**What is needed:** Quote the listing below in full and exactly as written, but omit every picture.

┏━━

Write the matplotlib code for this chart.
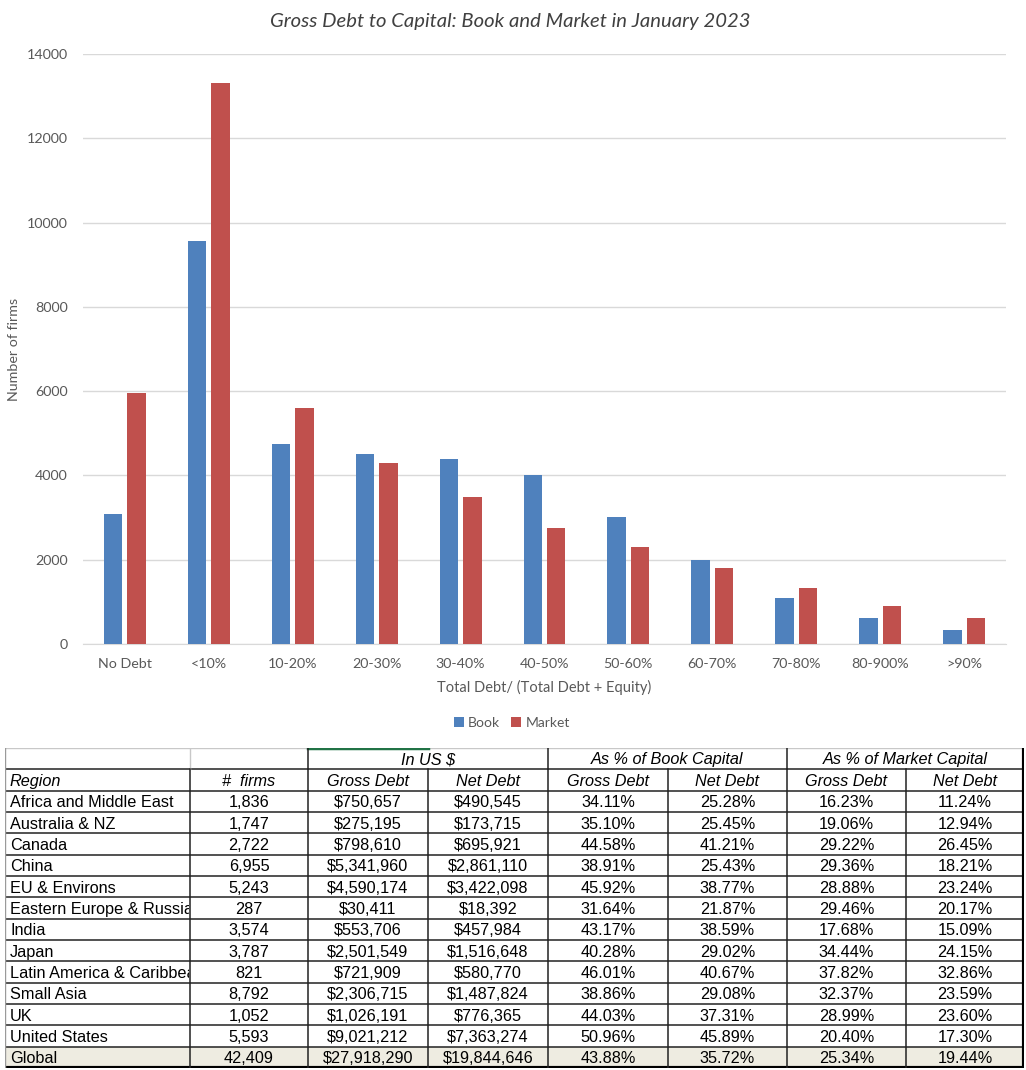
import numpy as np
import matplotlib.pyplot as plt
from matplotlib.patches import Rectangle

# bar chart data
buckets = ['No Debt', '<10%', '10-20%', '20-30%', '30-40%', '40-50%',
           '50-60%', '60-70%', '70-80%', '80-900%', '>90%']
book = [3090, 9555, 4735, 4520, 4397, 4021, 3025, 2001, 1099, 620, 338]
market = [5950, 13315, 5610, 4285, 3477, 2762, 2311, 1813, 1334, 911, 620]

# table data
regions = ['Africa and Middle East', 'Australia & NZ', 'Canada', 'China',
           'EU & Environs', 'Eastern Europe & Russia', 'India', 'Japan',
           'Latin America & Caribbean', 'Small Asia', 'UK', 'United States',
           'Global']
n_firms = [1836, 1747, 2722, 6955, 5243, 287, 3574, 3787, 821, 8792, 1052,
           5593, 42409]
gross_debt = [750657, 275195, 798610, 5341960, 4590174, 30411, 553706,
              2501549, 721909, 2306715, 1026191, 9021212, 27918290]
net_debt = [490545, 173715, 695921, 2861110, 3422098, 18392, 457984,
            1516648, 580770, 1487824, 776365, 7363274, 19844646]
book_gross = [34.11, 35.10, 44.58, 38.91, 45.92, 31.64, 43.17, 40.28, 46.01,
              38.86, 44.03, 50.96, 43.88]
book_net = [25.28, 25.45, 41.21, 25.43, 38.77, 21.87, 38.59, 29.02, 40.67,
            29.08, 37.31, 45.89, 35.72]
mkt_gross = [16.23, 19.06, 29.22, 29.36, 28.88, 29.46, 17.68, 34.44, 37.82,
             32.37, 28.99, 20.40, 25.34]
mkt_net = [11.24, 12.94, 26.45, 18.21, 23.24, 20.17, 15.09, 24.15, 32.86,
           23.59, 23.60, 17.30, 19.44]

col_blue = '#4F81BD'
col_red = '#C0504D'
grey_txt = '#595959'

W, H = 1026, 1070
fig = plt.figure(figsize=(W / 100, H / 100), dpi=100)

# ---------------- bar chart ----------------
ax = fig.add_axes([83 / W, 1 - 644 / H, 923 / W, 590 / H])
x = np.arange(len(buckets))
ax.bar(x - 0.14, book, width=0.22, color=col_blue, label='Book', zorder=3)
ax.bar(x + 0.14, market, width=0.22, color=col_red, label='Market', zorder=3)
ax.set_xlim(-0.5, len(buckets) - 0.5)
ax.set_ylim(0, 14000)
ax.set_yticks(range(0, 14001, 2000))
ax.set_xticks(x)
ax.set_xticklabels(buckets)
ax.grid(axis='y', color='#D9D9D9', lw=1, zorder=0)
for s in ['top', 'right', 'left']:
    ax.spines[s].set_visible(False)
ax.spines['bottom'].set_color('#D9D9D9')
ax.tick_params(length=0, labelsize=10.3, labelcolor=grey_txt, pad=10)
ax.tick_params(axis='y', pad=11)
for lab in ax.get_xticklabels() + ax.get_yticklabels():
    lab.set_family('Lato')
ax.set_ylabel('Number of firms', family='Lato', fontsize=10.3,
              color=grey_txt)
ax.yaxis.set_label_coords(-63 / 923, 0.5)
ax.set_xlabel('Total Debt/ (Total Debt + Equity)', family='Lato',
              fontsize=10.5, color=grey_txt, labelpad=7)
fig.text(510 / W, 1 - 22 / H,
         'Gross Debt to Capital: Book and Market in January 2023',
         family='Lato', style='italic', fontsize=14.6, color='#404040',
         ha='center', va='center')
fig.legend(loc='center', bbox_to_anchor=(512 / W, 1 - 723 / H), ncol=2,
           frameon=False, handlelength=0.7, handleheight=0.7,
           handletextpad=0.3, columnspacing=0.8,
           prop={'family': 'Lato', 'size': 10}, labelcolor=grey_txt)

# ---------------- table ----------------
widths = [185, 118, 120, 120, 120, 119, 119, 118]
edges = np.concatenate([[0], np.cumsum(widths)])
total = edges[-1]
nrows = 2 + len(regions)
tax = fig.add_axes([5 / W, 1 - 1068 / H, total / W, 320 / H])
tax.set_xlim(0, total)
tax.set_ylim(nrows, 0)
tax.axis('off')

tf = dict(family='Liberation Sans', fontsize=11.7, color='black')

# global row shading
tax.add_patch(Rectangle((0, nrows - 1), total, 1, color='#EEECE1', zorder=0))

# header row 1
groups = [('In US $', 2, 4), ('As % of Book Capital', 4, 6),
          ('As % of Market Capital', 6, 8)]
for label, a, b in groups:
    tax.text((edges[a] + edges[b]) / 2, 0.55, label, ha='center',
             va='center', style='italic', **tf)
# header row 2
heads = ['Region', '#  firms', 'Gross Debt', 'Net Debt', 'Gross Debt',
         'Net Debt', 'Gross Debt', 'Net Debt']
for j, h in enumerate(heads):
    if j == 0:
        tax.text(edges[0] + 5, 1.55, h, ha='left', va='center',
                 style='italic', **tf)
    else:
        tax.text((edges[j] + edges[j + 1]) / 2, 1.55, h, ha='center',
                 va='center', style='italic', **tf)

# data rows
for i in range(len(regions)):
    r = i + 2
    cells = ['{:,}'.format(n_firms[i]), '${:,}'.format(gross_debt[i]),
             '${:,}'.format(net_debt[i]), '{:.2f}%'.format(book_gross[i]),
             '{:.2f}%'.format(book_net[i]), '{:.2f}%'.format(mkt_gross[i]),
             '{:.2f}%'.format(mkt_net[i])]
    t = tax.text(edges[0] + 5, r + 0.57, regions[i], ha='left', va='center',
                 clip_on=True, **tf)
    clip = Rectangle((0, r), widths[0] - 1, 1, transform=tax.transData)
    t.set_clip_path(clip)
    for j, c in enumerate(cells, start=1):
        tax.text((edges[j] + edges[j + 1]) / 2, r + 0.57, c, ha='center',
                 va='center', **tf)

# grid lines
tax.plot([0, total], [0, 0], color='#C8C8C8', lw=1)
tax.plot([edges[2], edges[3]], [0, 0], color='#217346', lw=2.5)
for r in range(1, nrows):
    tax.plot([0, total], [r, r], color='#222222', lw=1.1)
tax.plot([0, total], [nrows, nrows], color='black', lw=3)
tax.plot([0, 0], [0, nrows], color='#9A9A9A', lw=1)
tax.plot([edges[1], edges[1]], [0, 1], color='#C8C8C8', lw=1)
for j in range(1, 8):
    tax.plot([edges[j], edges[j]], [1, nrows], color='#222222', lw=1.1)
for j in [2, 4, 6]:
    tax.plot([edges[j], edges[j]], [0, 1], color='#222222', lw=1.1)
tax.plot([total, total], [0, nrows], color='black', lw=3)

fig.savefig('out.png', dpi=100)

┗━━

**Problem solution:**
Write the matplotlib code for this chart.
import numpy as np
import matplotlib.pyplot as plt
from matplotlib.patches import Rectangle

# bar chart data
buckets = ['No Debt', '<10%', '10-20%', '20-30%', '30-40%', '40-50%',
           '50-60%', '60-70%', '70-80%', '80-900%', '>90%']
book = [3090, 9555, 4735, 4520, 4397, 4021, 3025, 2001, 1099, 620, 338]
market = [5950, 13315, 5610, 4285, 3477, 2762, 2311, 1813, 1334, 911, 620]

# table data
regions = ['Africa and Middle East', 'Australia & NZ', 'Canada', 'China',
           'EU & Environs', 'Eastern Europe & Russia', 'India', 'Japan',
           'Latin America & Caribbean', 'Small Asia', 'UK', 'United States',
           'Global']
n_firms = [1836, 1747, 2722, 6955, 5243, 287, 3574, 3787, 821, 8792, 1052,
           5593, 42409]
gross_debt = [750657, 275195, 798610, 5341960, 4590174, 30411, 553706,
              2501549, 721909, 2306715, 1026191, 9021212, 27918290]
net_debt = [490545, 173715, 695921, 2861110, 3422098, 18392, 457984,
            1516648, 580770, 1487824, 776365, 7363274, 19844646]
book_gross = [34.11, 35.10, 44.58, 38.91, 45.92, 31.64, 43.17, 40.28, 46.01,
              38.86, 44.03, 50.96, 43.88]
book_net = [25.28, 25.45, 41.21, 25.43, 38.77, 21.87, 38.59, 29.02, 40.67,
            29.08, 37.31, 45.89, 35.72]
mkt_gross = [16.23, 19.06, 29.22, 29.36, 28.88, 29.46, 17.68, 34.44, 37.82,
             32.37, 28.99, 20.40, 25.34]
mkt_net = [11.24, 12.94, 26.45, 18.21, 23.24, 20.17, 15.09, 24.15, 32.86,
           23.59, 23.60, 17.30, 19.44]

col_blue = '#4F81BD'
col_red = '#C0504D'
grey_txt = '#595959'

W, H = 1026, 1070
fig = plt.figure(figsize=(W / 100, H / 100), dpi=100)

# ---------------- bar chart ----------------
ax = fig.add_axes([83 / W, 1 - 644 / H, 923 / W, 590 / H])
x = np.arange(len(buckets))
ax.bar(x - 0.14, book, width=0.22, color=col_blue, label='Book', zorder=3)
ax.bar(x + 0.14, market, width=0.22, color=col_red, label='Market', zorder=3)
ax.set_xlim(-0.5, len(buckets) - 0.5)
ax.set_ylim(0, 14000)
ax.set_yticks(range(0, 14001, 2000))
ax.set_xticks(x)
ax.set_xticklabels(buckets)
ax.grid(axis='y', color='#D9D9D9', lw=1, zorder=0)
for s in ['top', 'right', 'left']:
    ax.spines[s].set_visible(False)
ax.spines['bottom'].set_color('#D9D9D9')
ax.tick_params(length=0, labelsize=10.3, labelcolor=grey_txt, pad=10)
ax.tick_params(axis='y', pad=11)
for lab in ax.get_xticklabels() + ax.get_yticklabels():
    lab.set_family('Lato')
ax.set_ylabel('Number of firms', family='Lato', fontsize=10.3,
              color=grey_txt)
ax.yaxis.set_label_coords(-63 / 923, 0.5)
ax.set_xlabel('Total Debt/ (Total Debt + Equity)', family='Lato',
              fontsize=10.5, color=grey_txt, labelpad=7)
fig.text(510 / W, 1 - 22 / H,
         'Gross Debt to Capital: Book and Market in January 2023',
         family='Lato', style='italic', fontsize=14.6, color='#404040',
         ha='center', va='center')
fig.legend(loc='center', bbox_to_anchor=(512 / W, 1 - 723 / H), ncol=2,
           frameon=False, handlelength=0.7, handleheight=0.7,
           handletextpad=0.3, columnspacing=0.8,
           prop={'family': 'Lato', 'size': 10}, labelcolor=grey_txt)

# ---------------- table ----------------
widths = [185, 118, 120, 120, 120, 119, 119, 118]
edges = np.concatenate([[0], np.cumsum(widths)])
total = edges[-1]
nrows = 2 + len(regions)
tax = fig.add_axes([5 / W, 1 - 1068 / H, total / W, 320 / H])
tax.set_xlim(0, total)
tax.set_ylim(nrows, 0)
tax.axis('off')

tf = dict(family='Liberation Sans', fontsize=11.7, color='black')

# global row shading
tax.add_patch(Rectangle((0, nrows - 1), total, 1, color='#EEECE1', zorder=0))

# header row 1
groups = [('In US $', 2, 4), ('As % of Book Capital', 4, 6),
          ('As % of Market Capital', 6, 8)]
for label, a, b in groups:
    tax.text((edges[a] + edges[b]) / 2, 0.55, label, ha='center',
             va='center', style='italic', **tf)
# header row 2
heads = ['Region', '#  firms', 'Gross Debt', 'Net Debt', 'Gross Debt',
         'Net Debt', 'Gross Debt', 'Net Debt']
for j, h in enumerate(heads):
    if j == 0:
        tax.text(edges[0] + 5, 1.55, h, ha='left', va='center',
                 style='italic', **tf)
    else:
        tax.text((edges[j] + edges[j + 1]) / 2, 1.55, h, ha='center',
                 va='center', style='italic', **tf)

# data rows
for i in range(len(regions)):
    r = i + 2
    cells = ['{:,}'.format(n_firms[i]), '${:,}'.format(gross_debt[i]),
             '${:,}'.format(net_debt[i]), '{:.2f}%'.format(book_gross[i]),
             '{:.2f}%'.format(book_net[i]), '{:.2f}%'.format(mkt_gross[i]),
             '{:.2f}%'.format(mkt_net[i])]
    t = tax.text(edges[0] + 5, r + 0.57, regions[i], ha='left', va='center',
                 clip_on=True, **tf)
    clip = Rectangle((0, r), widths[0] - 1, 1, transform=tax.transData)
    t.set_clip_path(clip)
    for j, c in enumerate(cells, start=1):
        tax.text((edges[j] + edges[j + 1]) / 2, r + 0.57, c, ha='center',
                 va='center', **tf)

# grid lines
tax.plot([0, total], [0, 0], color='#C8C8C8', lw=1)
tax.plot([edges[2], edges[3]], [0, 0], color='#217346', lw=2.5)
for r in range(1, nrows):
    tax.plot([0, total], [r, r], color='#222222', lw=1.1)
tax.plot([0, total], [nrows, nrows], color='black', lw=3)
tax.plot([0, 0], [0, nrows], color='#9A9A9A', lw=1)
tax.plot([edges[1], edges[1]], [0, 1], color='#C8C8C8', lw=1)
for j in range(1, 8):
    tax.plot([edges[j], edges[j]], [1, nrows], color='#222222', lw=1.1)
for j in [2, 4, 6]:
    tax.plot([edges[j], edges[j]], [0, 1], color='#222222', lw=1.1)
tax.plot([total, total], [0, nrows], color='black', lw=3)

fig.savefig('out.png', dpi=100)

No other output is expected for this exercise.